The country needs the petroleum industry act for better management of the oil and gas sector of the economy

Even with all the anticipated positive impact of the Petroleum Industry Bill (PIB) on the oil and gas sector of the economy, it has remained mired in inexplicable stalemate, unable to find its way back to the legislature from the executive to which it was returned in 2014. In contrast, Ghana last week passed the Petroleum Production and Exploration Bill into law to replace the Petroleum (Exploration and Production) Act, 1984, an indication of the seriousness the country attaches to it.

First introduced in December, 2008 by the late President Musa Umaru Yar’Adua to the sixth National Assembly, the PIB aims to re-position the oil and gas industry for greater efficiency, openness and competition. Designed to strengthen the capacity of indigenous Nigerian companies so they can compete with international oil companies in the search for, and acquisition of, hydrocarbons, the legislation also proposes to reduce exploitation in the sector and limit, to the barest minimum, government exposure to oil and gas production through joint venture operations.

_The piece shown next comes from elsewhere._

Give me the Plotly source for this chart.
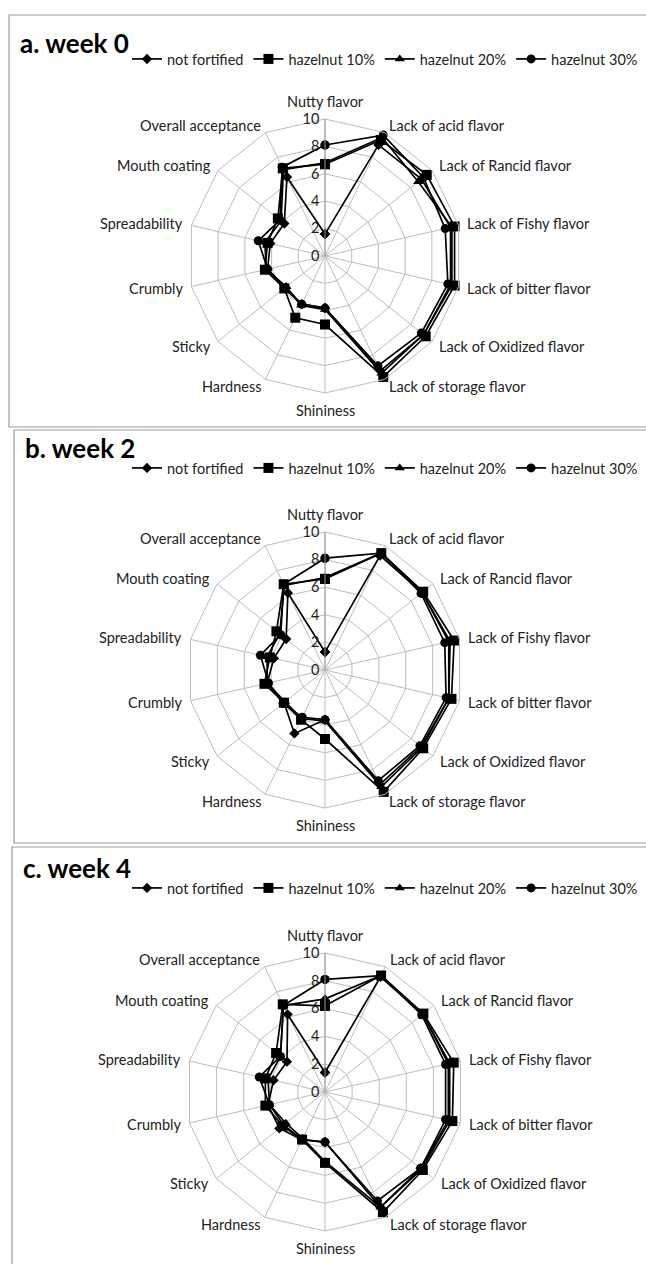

However, the bill has never been well received by the IOCs operating in Nigeria most of whose officials fear that some provisions therein may be inimical to their investment interests. There were other contentious issues of environmental concerns and community rights that stakeholders have also bickered over, necessitating a review and its withdrawal in 2011. The dusts of controversy had not settled when President Goodluck Jonathan reintroduced the bill in 2012 and several attempts to revise it in order to arrive at a consensus led to its proliferation. With many versions of the proposed legislation in circulation, the seventh National Assembly stood it down in 2014 and requested the executive to produce a fresh bill for its consideration.

Hopes that the advent of a new government would bring a sense of urgency to the review, presentation and passage of the all important piece of legislation would appear to be evaporating. More than a year after ascending power, the Buhari administration does not seem to have a grip on the way forward, forcing the Speaker of the House of Representatives, Hon. Yakubu Dogara, to lash out at the executive recently, saying that the legislature would no longer wait for the presidency to send it a fresh version of the bill for deliberation and passage.

According to Dogara, the National Assembly would go ahead to consider and pass the existing version of the bill in its possession. “I have at least three different occasions publicly requested the executive to as a matter of urgency send an executive bill on its intended reforms in the petroleum sector. We had hoped to avoid the situation in the past two assemblies (sixth and seventh) where the PIB was sent to the National Assembly very late thereby guaranteeing failure to pass the bill,” he said.

While the executive deterred, the uncertainties created by the stalemate has confused investors and weakened their confidence, leading to massive divestment in the sector. This situation could only worsen with the restiveness in the Niger Delta region, where militants are up in arms against several years of environmental degradation and chronic underdevelopment. Yet investors now have alternative destinations in new emerging sub-Sahara oil states of Ghana, Angola, Sao-Tome and Principe.

For this reason, we could not agree less with Dogara and support his proposition, which appears to be in tandem with the position of the President of the Senate, Dr. Bukola Saraki, who had proposed that the bill be broken down into sectors to make it more manageable for consideration and passage. Vice President Yemi Osinbajo has also been similarly inclined in recent pronouncements. If the executive persists in delaying the bill, the legislature should proceed with what it has.